'''
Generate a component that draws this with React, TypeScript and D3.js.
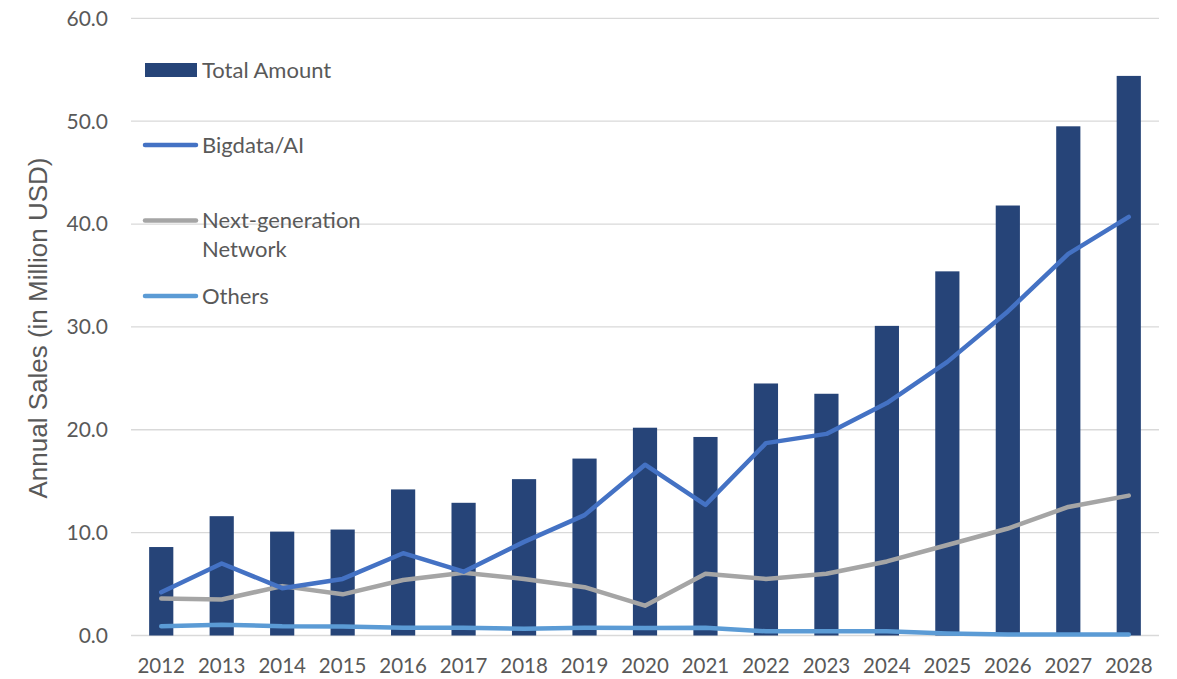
import React from "react";
import * as d3 from "d3";

const years = ["2012","2013","2014","2015","2016","2017","2018","2019","2020","2021","2022","2023","2024","2025","2026","2027","2028"];
const totalAmount = [8.6, 11.6, 10.1, 10.3, 14.2, 12.9, 15.2, 17.2, 20.2, 19.3, 24.5, 23.5, 30.1, 35.4, 41.8, 49.5, 54.4];
const bigdataAI = [4.2, 7.0, 4.6, 5.5, 8.0, 6.2, 9.1, 11.7, 16.6, 12.7, 18.7, 19.6, 22.6, 26.6, 31.5, 37.1, 40.7];
const nextGenNetwork = [3.6, 3.5, 4.8, 4.0, 5.4, 6.1, 5.5, 4.7, 2.9, 6.0, 5.5, 6.0, 7.2, 8.8, 10.4, 12.5, 13.6];
const others = [0.9, 1.05, 0.9, 0.88, 0.76, 0.76, 0.66, 0.76, 0.74, 0.76, 0.41, 0.41, 0.41, 0.2, 0.1, 0.1, 0.1];
const yTicks = [0, 10, 20, 30, 40, 50, 60];

const W = 1177, H = 679;
const left = 131, right = 1159, top = 18.3, bottom = 635.5;

const C_BAR = "#264478";
const C_BIG = "#4472C4";
const C_NEXT = "#A5A5A5";
const C_OTH = "#5B9BD5";
const TXT = "#595959";
const FONT = "Lato, 'Open Sans', sans-serif";

export default function App() {
  const x = d3.scaleBand<string>().domain(years).range([left, right]).paddingInner(0.6).paddingOuter(0.3);
  const xc = (i: number) => (x(years[i]) as number) + x.bandwidth() / 2;
  const y = d3.scaleLinear().domain([0, 60]).range([bottom, top]);
  const line = d3.line<number>().x((_, i) => xc(i)).y((d) => y(d));

  const series = [
    { data: others, color: C_OTH },
    { data: nextGenNetwork, color: C_NEXT },
    { data: bigdataAI, color: C_BIG },
  ];

  return (
    <svg width={W} height={H} style={{ position: "absolute", left: 0, top: 0, background: "#fff" }}>
      {yTicks.map((t) => (
        <g key={t}>
          <line x1={left} x2={right} y1={y(t)} y2={y(t)} stroke="#D9D9D9" strokeWidth={1.3} />
          <text x={108} y={y(t)} dy="0.35em" textAnchor="end" fontFamily={FONT} fontSize={21} fill={TXT}>
            {t.toFixed(1)}
          </text>
        </g>
      ))}
      {totalAmount.map((v, i) => (
        <rect key={i} x={x(years[i])} y={y(v)} width={x.bandwidth()} height={y(0) - y(v)} fill={C_BAR} />
      ))}
      {series.map((s, k) => (
        <path key={k} d={line(s.data) || ""} fill="none" stroke={s.color} strokeWidth={4.5} strokeLinejoin="round" strokeLinecap="round" />
      ))}
      {years.map((yr, i) => (
        <text key={yr} x={xc(i)} y={665.5} dy="0.35em" textAnchor="middle" fontFamily={FONT} fontSize={20.5} fill={TXT}>
          {yr}
        </text>
      ))}
      <text transform="translate(38,328) rotate(-90)" textAnchor="middle" dy="0.35em" fontFamily="'Liberation Sans', Arial, sans-serif" fontSize={26} fill={TXT}>
        Annual Sales (in Million USD)
      </text>
      {/* legend */}
      <g fontFamily={FONT} fontSize={22} fill={TXT}>
        <rect x={145} y={63} width={52} height={14} fill={C_BAR} />
        <text x={202} y={70} dy="0.35em">Total Amount</text>
        <line x1={145} x2={196} y1={145} y2={145} stroke={C_BIG} strokeWidth={4.5} strokeLinecap="round" />
        <text x={202} y={145} dy="0.35em">Bigdata/AI</text>
        <line x1={145} x2={196} y1={220.5} y2={220.5} stroke={C_NEXT} strokeWidth={4.5} strokeLinecap="round" />
        <text x={202} y={220.5} dy="0.35em">Next-generation</text>
        <text x={202} y={249} dy="0.35em">Network</text>
        <line x1={145} x2={196} y1={296} y2={296} stroke={C_OTH} strokeWidth={4.5} strokeLinecap="round" />
        <text x={202} y={296} dy="0.35em">Others</text>
      </g>
    </svg>
  );
}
'''
■ **WHAT YOU NEED TO DO**
Repeat the material above verbatim, with no pictures in the output.

■ **EXERCISE OUTPUT**
Generate a component that draws this with React, TypeScript and D3.js.
import React from "react";
import * as d3 from "d3";

const years = ["2012","2013","2014","2015","2016","2017","2018","2019","2020","2021","2022","2023","2024","2025","2026","2027","2028"];
const totalAmount = [8.6, 11.6, 10.1, 10.3, 14.2, 12.9, 15.2, 17.2, 20.2, 19.3, 24.5, 23.5, 30.1, 35.4, 41.8, 49.5, 54.4];
const bigdataAI = [4.2, 7.0, 4.6, 5.5, 8.0, 6.2, 9.1, 11.7, 16.6, 12.7, 18.7, 19.6, 22.6, 26.6, 31.5, 37.1, 40.7];
const nextGenNetwork = [3.6, 3.5, 4.8, 4.0, 5.4, 6.1, 5.5, 4.7, 2.9, 6.0, 5.5, 6.0, 7.2, 8.8, 10.4, 12.5, 13.6];
const others = [0.9, 1.05, 0.9, 0.88, 0.76, 0.76, 0.66, 0.76, 0.74, 0.76, 0.41, 0.41, 0.41, 0.2, 0.1, 0.1, 0.1];
const yTicks = [0, 10, 20, 30, 40, 50, 60];

const W = 1177, H = 679;
const left = 131, right = 1159, top = 18.3, bottom = 635.5;

const C_BAR = "#264478";
const C_BIG = "#4472C4";
const C_NEXT = "#A5A5A5";
const C_OTH = "#5B9BD5";
const TXT = "#595959";
const FONT = "Lato, 'Open Sans', sans-serif";

export default function App() {
  const x = d3.scaleBand<string>().domain(years).range([left, right]).paddingInner(0.6).paddingOuter(0.3);
  const xc = (i: number) => (x(years[i]) as number) + x.bandwidth() / 2;
  const y = d3.scaleLinear().domain([0, 60]).range([bottom, top]);
  const line = d3.line<number>().x((_, i) => xc(i)).y((d) => y(d));

  const series = [
    { data: others, color: C_OTH },
    { data: nextGenNetwork, color: C_NEXT },
    { data: bigdataAI, color: C_BIG },
  ];

  return (
    <svg width={W} height={H} style={{ position: "absolute", left: 0, top: 0, background: "#fff" }}>
      {yTicks.map((t) => (
        <g key={t}>
          <line x1={left} x2={right} y1={y(t)} y2={y(t)} stroke="#D9D9D9" strokeWidth={1.3} />
          <text x={108} y={y(t)} dy="0.35em" textAnchor="end" fontFamily={FONT} fontSize={21} fill={TXT}>
            {t.toFixed(1)}
          </text>
        </g>
      ))}
      {totalAmount.map((v, i) => (
        <rect key={i} x={x(years[i])} y={y(v)} width={x.bandwidth()} height={y(0) - y(v)} fill={C_BAR} />
      ))}
      {series.map((s, k) => (
        <path key={k} d={line(s.data) || ""} fill="none" stroke={s.color} strokeWidth={4.5} strokeLinejoin="round" strokeLinecap="round" />
      ))}
      {years.map((yr, i) => (
        <text key={yr} x={xc(i)} y={665.5} dy="0.35em" textAnchor="middle" fontFamily={FONT} fontSize={20.5} fill={TXT}>
          {yr}
        </text>
      ))}
      <text transform="translate(38,328) rotate(-90)" textAnchor="middle" dy="0.35em" fontFamily="'Liberation Sans', Arial, sans-serif" fontSize={26} fill={TXT}>
        Annual Sales (in Million USD)
      </text>
      {/* legend */}
      <g fontFamily={FONT} fontSize={22} fill={TXT}>
        <rect x={145} y={63} width={52} height={14} fill={C_BAR} />
        <text x={202} y={70} dy="0.35em">Total Amount</text>
        <line x1={145} x2={196} y1={145} y2={145} stroke={C_BIG} strokeWidth={4.5} strokeLinecap="round" />
        <text x={202} y={145} dy="0.35em">Bigdata/AI</text>
        <line x1={145} x2={196} y1={220.5} y2={220.5} stroke={C_NEXT} strokeWidth={4.5} strokeLinecap="round" />
        <text x={202} y={220.5} dy="0.35em">Next-generation</text>
        <text x={202} y={249} dy="0.35em">Network</text>
        <line x1={145} x2={196} y1={296} y2={296} stroke={C_OTH} strokeWidth={4.5} strokeLinecap="round" />
        <text x={202} y={296} dy="0.35em">Others</text>
      </g>
    </svg>
  );
}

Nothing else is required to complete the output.